Requirements —
Find the lines that hold the word "with" and return them.

Given information —
────
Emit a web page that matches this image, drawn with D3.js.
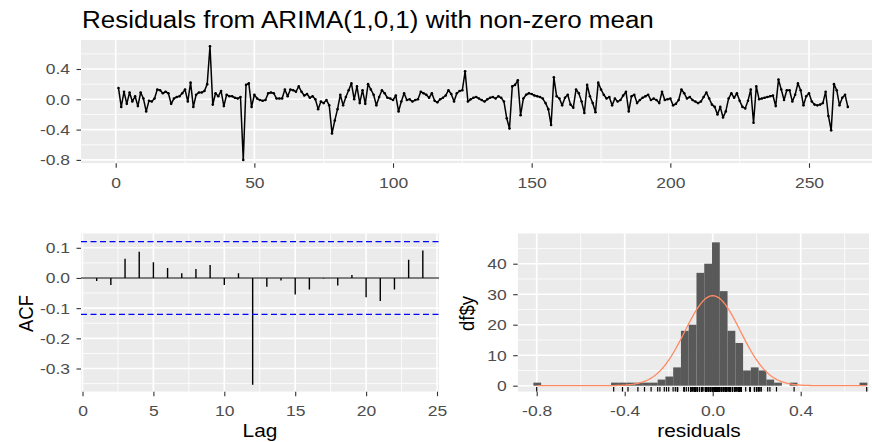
<!DOCTYPE html>
<html>
<head>
<meta charset="utf-8">
<script src="https://d3js.org/d3.v7.min.js"></script>
<style>
body { margin: 0; background: #fff; }
svg { display: block; font-family: "Liberation Sans", Arial, sans-serif; }
</style>
</head>
<body>
<svg id="chart" width="872" height="442"></svg>
<script>
// residual series, t = 1..264
var residuals = [
  0.15, -0.10, 0.10, -0.06, 0.09, -0.03, 0.04, -0.09, 0.09, 0.01,
  -0.16, -0.02, -0.03, 0.01, 0.13, 0.12, 0.08, 0.10, 0.08, -0.06,
  0.01, 0.03, 0.04, 0.08, 0.13, -0.03, 0.22, -0.10, 0.06, 0.09,
  0.09, 0.11, 0.20, 0.70, -0.07, 0.08, 0.04, 0.11, -0.09, 0.06,
  0.04, 0.04, 0.02, 0.01, 0.03, -0.80, 0.19, 0.21, -0.10, 0.06,
  0.01, -0.01, -0.02, -0.01, 0.08, 0.09, 0.08, 0.01, 0.01, 0.01,
  0.13, 0.04, 0.13, 0.12, 0.10, 0.17, 0.10, 0.05, 0.07, 0.02,
  0.04, 0.00, -0.13, -0.03, -0.05, -0.01, -0.08, -0.45, -0.28, -0.13,
  0.06, -0.08, 0.03, 0.12, 0.21, 0.00, 0.17, -0.05, 0.12, -0.06,
  0.20, 0.13, 0.06, -0.08, 0.03, 0.12, 0.08, 0.02, 0.01, -0.01,
  0.05, -0.16, -0.03, 0.08, -0.01, 0.00, -0.03, -0.01, 0.00, 0.10,
  0.08, 0.06, 0.02, 0.08, -0.02, -0.04, 0.00, 0.02, 0.05, 0.12,
  0.07, -0.03, 0.08, 0.11, 0.12, 0.37, -0.03, 0.00, 0.02, 0.03,
  0.01, -0.01, -0.03, 0.00, 0.02, 0.03, 0.01, 0.04, 0.02, -0.03,
  -0.25, -0.385, 0.17, 0.19, 0.25, -0.21, 0.01, 0.06, 0.08, 0.07,
  0.05, 0.04, 0.03, 0.01, -0.05, -0.13, -0.34, 0.29, 0.04, 0.01,
  -0.08, 0.02, 0.06, -0.07, -0.11, 0.13, 0.08, -0.03, -0.18, 0.19,
  0.04, -0.05, -0.17, 0.22, 0.13, 0.06, 0.01, 0.03, -0.08, 0.01,
  -0.03, -0.01, 0.05, 0.10, -0.16, 0.04, 0.06, -0.05, -0.01, 0.02,
  0.04, 0.06, -0.01, 0.01, -0.01, -0.05, 0.10, -0.01, 0.00, 0.01,
  -0.08, -0.06, -0.01, 0.13, 0.08, 0.01, 0.03, -0.01, -0.03, -0.05,
  -0.03, 0.03, 0.09, 0.01, -0.07, -0.10, -0.20, -0.10, -0.24, -0.16,
  0.01, 0.08, 0.02, 0.08, -0.02, -0.10, -0.12, -0.02, 0.13, -0.31,
  0.17, 0.00, 0.01, 0.02, 0.03, 0.04, 0.05, -0.09, 0.26, 0.13,
  -0.01, 0.12, 0.12, -0.03, 0.06, 0.21, 0.12, -0.08, 0.04, 0.08,
  -0.03, -0.07, -0.08, -0.07, -0.05, 0.10, -0.22, -0.41, 0.20, 0.12,
  -0.08, 0.02, 0.06, -0.10
];

// acf of the residuals
var acfLags = [1, 2, 3, 4, 5, 6, 7, 8, 9, 10, 11, 12, 13, 14, 15, 16, 17, 18, 19, 20, 21, 22, 23, 24];
var acfValues = [-0.010, -0.023, 0.064, 0.087, 0.052, 0.033, 0.016, 0.030, 0.043, -0.023, 0.016, -0.354,
                 -0.029, -0.008, -0.055, -0.038, -0.002, -0.025, 0.010, -0.064, -0.076, -0.038, 0.060, 0.091];

// histogram bins
var binStart = -0.815;
var binWidth = 0.0353;
var binCounts = [1, 0, 0, 0, 0, 0, 0, 0, 0, 0,
                 1, 1, 1, 1, 1, 1, 2, 3, 6, 18,
                 20, 37, 40, 47, 31, 18, 14, 5, 6, 5,
                 2, 1, 0, 1, 0, 0, 0, 0, 0, 0,
                 0, 0, 1];

// normal curve
var normMean = 0.0;
var normSd = 0.126;

// tick labels
var topXTicks = [0, 50, 100, 150, 200, 250];
var topXMinor = [25, 75, 125, 175, 225, 275];
var topYTicks = [-0.8, -0.4, 0.0, 0.4];
var topYMinor = [-0.6, -0.2, 0.2, 0.6];
var acfXTicks = [0, 5, 10, 15, 20, 25];
var acfXMinor = [2.5, 7.5, 12.5, 17.5, 22.5];
var acfYTicks = [-0.3, -0.2, -0.1, 0.0, 0.1];
var acfYMinor = [-0.35, -0.25, -0.15, -0.05, 0.05, 0.15];
var histXTicks = [-0.8, -0.4, 0.0, 0.4];
var histXMinor = [-0.6, -0.2, 0.2, 0.6];
var histYTicks = [0, 10, 20, 30, 40];
var histYMinor = [5, 15, 25, 35, 45];

var svg = d3.select("#chart");
var sx = 1.13; // the text in the picture is a bit wider than tall

var fmt1 = function(d) { return d.toFixed(1); };
var fmt0 = function(d) { return String(d); };

// panel boxes
var topBox = {left: 81, top: 40, right: 872, bottom: 163.3};
var acfBox = {left: 81, top: 233.3, right: 439, bottom: 391.7};
var histBox = {left: 517.7, top: 233.3, right: 869, bottom: 391.7};

// scales
var tx = d3.scaleLinear().domain([0, 250]).range([115.7, 809]);
var ty = d3.scaleLinear().domain([-0.8, 0.4]).range([159.9, 69.0]);
var ax = d3.scaleLinear().domain([0, 25]).range([82.5, 437]);
var ay = d3.scaleLinear().domain([-0.3, 0.1]).range([368.5, 247.8]);
var hx = d3.scaleLinear().domain([-0.8, 0.4]).range([536.7, 800.7]);
var hy = d3.scaleLinear().domain([0, 40]).range([385.7, 263.7]);

function panel(id, box) {
  svg.append("clipPath").attr("id", id).append("rect")
    .attr("x", box.left).attr("y", box.top)
    .attr("width", box.right - box.left).attr("height", box.bottom - box.top);
  var g = svg.append("g").attr("clip-path", "url(#" + id + ")");
  g.append("rect")
    .attr("x", box.left).attr("y", box.top)
    .attr("width", box.right - box.left).attr("height", box.bottom - box.top)
    .attr("fill", "#EBEBEB");
  return g;
}

function grid(g, box, x, y, xMajor, xMinor, yMajor, yMinor) {
  function hlines(vals, w) {
    g.selectAll(null).data(vals).enter().append("line")
      .attr("x1", box.left).attr("x2", box.right)
      .attr("y1", function(d) { return y(d); }).attr("y2", function(d) { return y(d); })
      .attr("stroke", "#fff").attr("stroke-width", w);
  }
  function vlines(vals, w) {
    g.selectAll(null).data(vals).enter().append("line")
      .attr("y1", box.top).attr("y2", box.bottom)
      .attr("x1", function(d) { return x(d); }).attr("x2", function(d) { return x(d); })
      .attr("stroke", "#fff").attr("stroke-width", w);
  }
  hlines(yMinor, 0.8);
  vlines(xMinor, 0.8);
  hlines(yMajor, 1.6);
  vlines(xMajor, 1.6);
}

function styleAxis(a) {
  a.attr("font-size", 15.5).attr("font-family", null);
  a.select(".domain").remove();
  a.selectAll(".tick line").attr("stroke", "#333333").attr("stroke-width", 1.1);
  a.selectAll(".tick text").attr("fill", "#4D4D4D").attr("transform", "scale(" + sx + ",1)");
}

function bottomAxis(scale, ticks, fmt, yPos) {
  var a = svg.append("g").attr("transform", "translate(0," + yPos + ")")
    .call(d3.axisBottom(scale).tickValues(ticks).tickFormat(fmt)
      .tickSize(4.5).tickSizeOuter(0).tickPadding(9));
  styleAxis(a);
}

function leftAxis(scale, ticks, fmt, xPos) {
  var a = svg.append("g").attr("transform", "translate(" + xPos + ",0)")
    .call(d3.axisLeft(scale).tickValues(ticks).tickFormat(fmt)
      .tickSize(4.5).tickSizeOuter(0).tickPadding(5.2));
  styleAxis(a);
}

function label(txt, x, y, size, rotate) {
  var t = svg.append("text").attr("font-size", size).attr("fill", "#000").text(txt);
  if (rotate) {
    t.attr("text-anchor", "middle")
     .attr("transform", "translate(" + x + "," + y + ") rotate(-90) scale(1," + sx + ")");
  } else {
    t.attr("transform", "translate(" + x + "," + y + ") scale(" + sx + ",1)");
  }
  return t;
}

// title
label("Residuals from ARIMA(1,0,1) with non-zero mean", 82, 28, 23, false);

// ---- top panel: residual series
var gTop = panel("clipTop", topBox);
grid(gTop, topBox, tx, ty, topXTicks, topXMinor, topYTicks, topYMinor);

var line = d3.line()
  .x(function(d, i) { return tx(i + 1); })
  .y(function(d) { return ty(d); });

gTop.append("path").datum(residuals)
  .attr("d", line).attr("fill", "none")
  .attr("stroke", "#000").attr("stroke-width", 1.5).attr("stroke-linejoin", "round");

gTop.selectAll(null).data(residuals).enter().append("circle")
  .attr("cx", function(d, i) { return tx(i + 1); })
  .attr("cy", function(d) { return ty(d); })
  .attr("r", 1.3).attr("fill", "#000");

bottomAxis(tx, topXTicks, fmt0, topBox.bottom);
leftAxis(ty, topYTicks, fmt1, topBox.left);

// ---- acf panel
var gAcf = panel("clipAcf", acfBox);
grid(gAcf, acfBox, ax, ay, acfXTicks, acfXMinor, acfYTicks, acfYMinor);

var acfLimit = 1.96 / Math.sqrt(residuals.length);

gAcf.append("line")
  .attr("x1", acfBox.left).attr("x2", acfBox.right)
  .attr("y1", ay(0)).attr("y2", ay(0))
  .attr("stroke", "#000").attr("stroke-width", 1.2);

gAcf.selectAll(null).data(acfValues).enter().append("line")
  .attr("x1", function(d, i) { return ax(acfLags[i]); })
  .attr("x2", function(d, i) { return ax(acfLags[i]); })
  .attr("y1", ay(0))
  .attr("y2", function(d) { return ay(d); })
  .attr("stroke", "#000").attr("stroke-width", 1.4);

gAcf.selectAll(null).data([acfLimit, -acfLimit]).enter().append("line")
  .attr("x1", acfBox.left).attr("x2", acfBox.right)
  .attr("y1", function(d) { return ay(d); }).attr("y2", function(d) { return ay(d); })
  .attr("stroke", "#0000FF").attr("stroke-width", 1.3).attr("stroke-dasharray", "6,3.5");

bottomAxis(ax, acfXTicks, fmt0, acfBox.bottom);
leftAxis(ay, acfYTicks, fmt1, acfBox.left);
label("Lag", 260, 437, 18.5, false).attr("text-anchor", "middle");
label("ACF", 33, 313.5, 18.5, true);

// ---- histogram panel
var gHist = panel("clipHist", histBox);
grid(gHist, histBox, hx, hy, histXTicks, histXMinor, histYTicks, histYMinor);

var bins = binCounts.map(function(c, i) {
  return {x0: binStart + i * binWidth, x1: binStart + (i + 1) * binWidth, n: c};
}).filter(function(b) { return b.n > 0; });

gHist.selectAll(null).data(bins).enter().append("rect")
  .attr("x", function(b) { return hx(b.x0); })
  .attr("width", function(b) { return hx(b.x1) - hx(b.x0); })
  .attr("y", function(b) { return hy(b.n); })
  .attr("height", function(b) { return hy(0) - hy(b.n); })
  .attr("fill", "#595959");

// normal density scaled to counts
var total = d3.sum(binCounts);
var ext = d3.extent(residuals);
var xs = d3.range(ext[0], ext[1] + 0.0001, 0.004);
var normPts = xs.map(function(v) {
  var z = (v - normMean) / normSd;
  return [v, total * binWidth * Math.exp(-0.5 * z * z) / (normSd * Math.sqrt(2 * Math.PI))];
});
gHist.append("path").datum(normPts)
  .attr("d", d3.line().x(function(d) { return hx(d[0]); }).y(function(d) { return hy(d[1]); }))
  .attr("fill", "none").attr("stroke", "#FF8A62").attr("stroke-width", 1.3);

// rug
gHist.selectAll(null).data(residuals).enter().append("line")
  .attr("x1", function(d) { return hx(d); }).attr("x2", function(d) { return hx(d); })
  .attr("y1", histBox.bottom).attr("y2", histBox.bottom - 4.8)
  .attr("stroke", "#000").attr("stroke-width", 1.2);

bottomAxis(hx, histXTicks, fmt1, histBox.bottom);
leftAxis(hy, histYTicks, fmt0, histBox.left);
label("residuals", 699, 437, 18.5, false).attr("text-anchor", "middle");
label("df$y", 474, 313.5, 18.5, true);
</script>
</body>
</html>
────
Written response —
Emit a web page that matches this image, drawn with D3.js.
label("Residuals from ARIMA(1,0,1) with non-zero mean", 82, 28, 23, false);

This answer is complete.